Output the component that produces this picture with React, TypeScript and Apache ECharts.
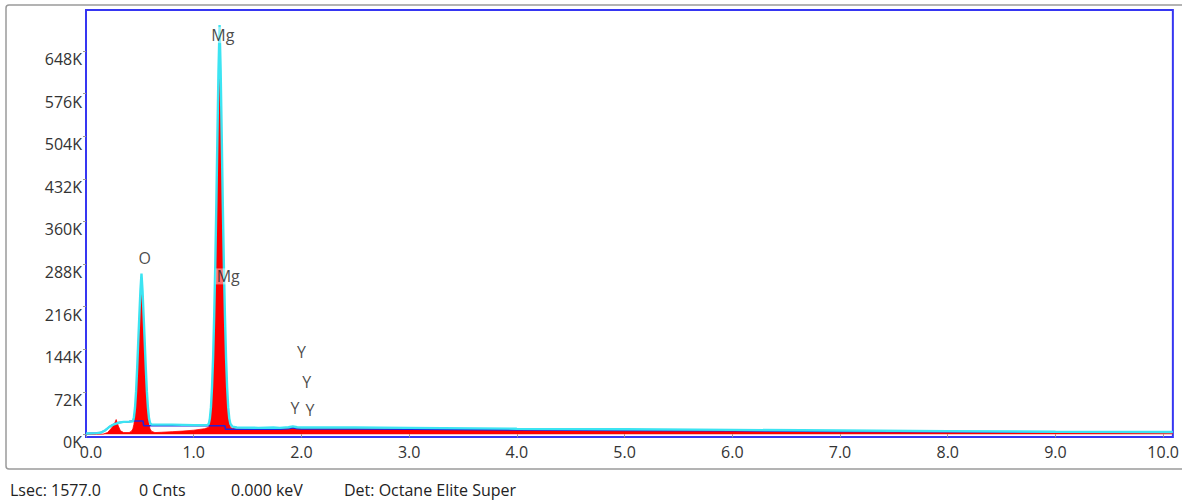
import React, { useEffect, useRef } from "react";
import * as echarts from "echarts";

// ---- Spectrum (measured counts), energy in keV
const redEnergy = [0, 0.1, 0.16, 0.2, 0.23, 0.26, 0.28, 0.3, 0.32, 0.35, 0.4, 0.42, 0.435, 0.445, 0.455, 0.465, 0.475, 0.485, 0.495, 0.505, 0.515, 0.525, 0.535, 0.545, 0.555, 0.565, 0.575, 0.585, 0.595, 0.61, 0.64, 0.7, 0.8, 0.9, 1.0, 1.1, 1.14, 1.15, 1.16, 1.17, 1.18, 1.19, 1.2, 1.21, 1.22, 1.23, 1.24, 1.25, 1.26, 1.27, 1.28, 1.29, 1.3, 1.31, 1.32, 1.33, 1.34, 1.36, 1.4, 1.6, 1.74, 1.8, 1.88, 1.92, 1.96, 2.0, 2.5, 3.0, 4.0, 5.0, 6.0, 7.0, 8.0, 9.0, 10.09];
const redCounts = [0, 0, 500, 3000, 9000, 16000, 25000, 14000, 6000, 3000, 3000, 5000, 9000, 17000, 34000, 62000, 100000, 145000, 188000, 228000, 260000, 228000, 188000, 145000, 100000, 62000, 34000, 17000, 9000, 5000, 3000, 3500, 4500, 5500, 7000, 9500, 12000, 20000, 38000, 68000, 115000, 180000, 260000, 360000, 470000, 575000, 655000, 575000, 470000, 360000, 260000, 180000, 115000, 68000, 38000, 20000, 12000, 10000, 9000, 8500, 9500, 8500, 10000, 12500, 10000, 9500, 9500, 9000, 7500, 6500, 5500, 4500, 3500, 2500, 2000];

// ---- Fit (cyan)
const fitEnergy = [0, 0.1, 0.14, 0.18, 0.22, 0.26, 0.3, 0.35, 0.4, 0.435, 0.445, 0.455, 0.465, 0.475, 0.485, 0.495, 0.505, 0.515, 0.525, 0.535, 0.545, 0.555, 0.565, 0.575, 0.585, 0.595, 0.61, 0.7, 0.8, 0.9, 1.0, 1.1, 1.13, 1.14, 1.15, 1.16, 1.17, 1.18, 1.19, 1.2, 1.21, 1.22, 1.23, 1.24, 1.25, 1.26, 1.27, 1.28, 1.29, 1.3, 1.31, 1.32, 1.33, 1.34, 1.36, 1.4, 1.6, 1.74, 1.8, 1.88, 1.92, 1.96, 2.0, 2.5, 3.0, 4.0, 5.0, 6.0, 7.0, 8.0, 9.0, 10.09];
const fitCounts = [1500, 2000, 3000, 7000, 13000, 17000, 19500, 21000, 21500, 22000, 29000, 45000, 73000, 112000, 157000, 200000, 242000, 272000, 242000, 200000, 157000, 112000, 73000, 45000, 27000, 19000, 16500, 16500, 16500, 16000, 15500, 15500, 16000, 18000, 27000, 46000, 80000, 130000, 200000, 285000, 390000, 505000, 615000, 692000, 615000, 505000, 390000, 285000, 200000, 130000, 80000, 46000, 27000, 18000, 13000, 11500, 11000, 11500, 11000, 12000, 13500, 12000, 11500, 11500, 11000, 9500, 8500, 7500, 6500, 5500, 4500, 4000];

// ---- Background (blue)
const bgEnergy = [0, 0.1, 0.14, 0.18, 0.22, 0.26, 0.3, 0.35, 0.4, 0.45, 0.53, 0.535, 1.29, 1.295, 1.6, 1.74, 1.8, 1.88, 1.92, 1.96, 2.0, 2.5, 3.0, 4.0, 5.0, 6.0, 7.0, 8.0, 9.0, 10.09];
const bgCounts = [1500, 2000, 3000, 7000, 13000, 17000, 19500, 21000, 21500, 22500, 22500, 14500, 14500, 8500, 8500, 9000, 8500, 9500, 11000, 9500, 9000, 9000, 8500, 7500, 6500, 6000, 5000, 4500, 4000, 3500];

// ---- Element labels
const elementNames = ["Mg", "O", "Mg", "Y", "Y", "Y", "Y"];
const elementEnergy = [1.27, 0.545, 1.32, 2.0, 2.05, 1.94, 2.08];
const elementHeight = [675000, 298000, 267000, 139000, 88000, 44500, 41000];

// ---- Axes
const xTicks = [0, 1, 2, 3, 4, 5, 6, 7, 8, 9, 10];
const yTicks = [0, 72000, 144000, 216000, 288000, 360000, 432000, 504000, 576000, 648000];

// ---- Status bar
const statusTexts = ["Lsec: 1577.0", "0 Cnts", "0.000 keV", "Det: Octane Elite Super"];
const statusX = [10, 139, 231, 344];

const zip = (a: number[], b: number[]) => a.map((v, i) => [v, b[i]]);

export default function App() {
  const ref = useRef<HTMLDivElement>(null);
  useEffect(() => {
    document.body.style.margin = "0";
    const chart = echarts.init(ref.current!, undefined, { renderer: "svg" });
    const font = "'Open Sans', 'Noto Sans', sans-serif";
    chart.setOption({
      animation: false,
      backgroundColor: "#ffffff",
      grid: {
        left: 86,
        top: 10,
        width: 1093,
        height: 427,
        show: true,
        borderColor: "#3636f2",
        borderWidth: 2,
        backgroundColor: "transparent",
      },
      xAxis: {
        type: "value",
        min: 0,
        max: 10.09,
        axisLine: { show: false },
        splitLine: { show: false },
        axisTick: { show: true, length: 3, customValues: xTicks, lineStyle: { color: "#999" } },
        axisLabel: {
          customValues: xTicks,
          formatter: (v: number) => (v === 0 ? "{first|0.0}" : v.toFixed(1)),
          color: "#333",
          fontSize: 16,
          fontFamily: font,
          margin: 7,
          rich: {
            first: { padding: [0, 0, 0, 10], color: "#333", fontSize: 16, fontFamily: font },
          },
        },
      },
      yAxis: {
        type: "value",
        min: -4500,
        max: 717400,
        axisLine: { show: false },
        splitLine: { show: false },
        axisTick: { show: true, length: 3, customValues: yTicks, lineStyle: { color: "#999" } },
        axisLabel: {
          customValues: yTicks,
          formatter: (v: number) => Math.round(v / 1000) + "K",
          color: "#333",
          fontSize: 16,
          fontFamily: font,
          margin: 4,
          verticalAlign: "top",
        },
      },
      graphic: [
        {
          type: "rect",
          z: -10,
          shape: { x: 6, y: 5, width: 1200, height: 464, r: 3 },
          style: { fill: "none", stroke: "#9a9a9a", lineWidth: 1.5 },
        },
        ...statusTexts.map((t, i) => ({
          type: "text",
          x: statusX[i],
          y: 490,
          style: { text: t, fontSize: 16, fontFamily: font, fill: "#222", verticalAlign: "middle" },
        })),
      ],
      series: [
        {
          type: "line",
          data: zip(redEnergy, redCounts),
          symbol: "none",
          lineStyle: { color: "#ff0000", width: 0.8 },
          areaStyle: { color: "#ff0000", opacity: 1 },
          z: 1,
        },
        {
          type: "line",
          data: zip(bgEnergy, bgCounts),
          symbol: "none",
          lineStyle: { color: "#2323d8", width: 1.6 },
          z: 2,
        },
        {
          type: "line",
          data: zip(fitEnergy, fitCounts),
          symbol: "none",
          lineStyle: { color: "#3ce4f2", width: 2.4 },
          z: 3,
        },
        {
          type: "scatter",
          z: 5,
          symbolSize: 1,
          itemStyle: { color: "rgba(0,0,0,0)" },
          data: elementNames.map((n, i) => ({
            value: [elementEnergy[i], elementHeight[i]],
            name: n,
          })),
          label: {
            show: true,
            position: "inside",
            formatter: (p: any) => p.name,
            color: "#1a1a1a",
            fontSize: 16,
            fontFamily: font,
            backgroundColor: "rgba(255,255,255,0.55)",
            padding: [0, 1],
          },
        },
      ],
    });
    return () => chart.dispose();
  }, []);
  return <div ref={ref} style={{ position: "absolute", left: 0, top: 0, width: 1182, height: 501 }} />;
}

----

## Task statement
From the first line of the material down to the line containing "3500, 2500, 2000];", inclusive, return each line exactly, skipping any picture.

## Exercise solution
Output the component that produces this picture with React, TypeScript and Apache ECharts.
import React, { useEffect, useRef } from "react";
import * as echarts from "echarts";

// ---- Spectrum (measured counts), energy in keV
const redEnergy = [0, 0.1, 0.16, 0.2, 0.23, 0.26, 0.28, 0.3, 0.32, 0.35, 0.4, 0.42, 0.435, 0.445, 0.455, 0.465, 0.475, 0.485, 0.495, 0.505, 0.515, 0.525, 0.535, 0.545, 0.555, 0.565, 0.575, 0.585, 0.595, 0.61, 0.64, 0.7, 0.8, 0.9, 1.0, 1.1, 1.14, 1.15, 1.16, 1.17, 1.18, 1.19, 1.2, 1.21, 1.22, 1.23, 1.24, 1.25, 1.26, 1.27, 1.28, 1.29, 1.3, 1.31, 1.32, 1.33, 1.34, 1.36, 1.4, 1.6, 1.74, 1.8, 1.88, 1.92, 1.96, 2.0, 2.5, 3.0, 4.0, 5.0, 6.0, 7.0, 8.0, 9.0, 10.09];
const redCounts = [0, 0, 500, 3000, 9000, 16000, 25000, 14000, 6000, 3000, 3000, 5000, 9000, 17000, 34000, 62000, 100000, 145000, 188000, 228000, 260000, 228000, 188000, 145000, 100000, 62000, 34000, 17000, 9000, 5000, 3000, 3500, 4500, 5500, 7000, 9500, 12000, 20000, 38000, 68000, 115000, 180000, 260000, 360000, 470000, 575000, 655000, 575000, 470000, 360000, 260000, 180000, 115000, 68000, 38000, 20000, 12000, 10000, 9000, 8500, 9500, 8500, 10000, 12500, 10000, 9500, 9500, 9000, 7500, 6500, 5500, 4500, 3500, 2500, 2000];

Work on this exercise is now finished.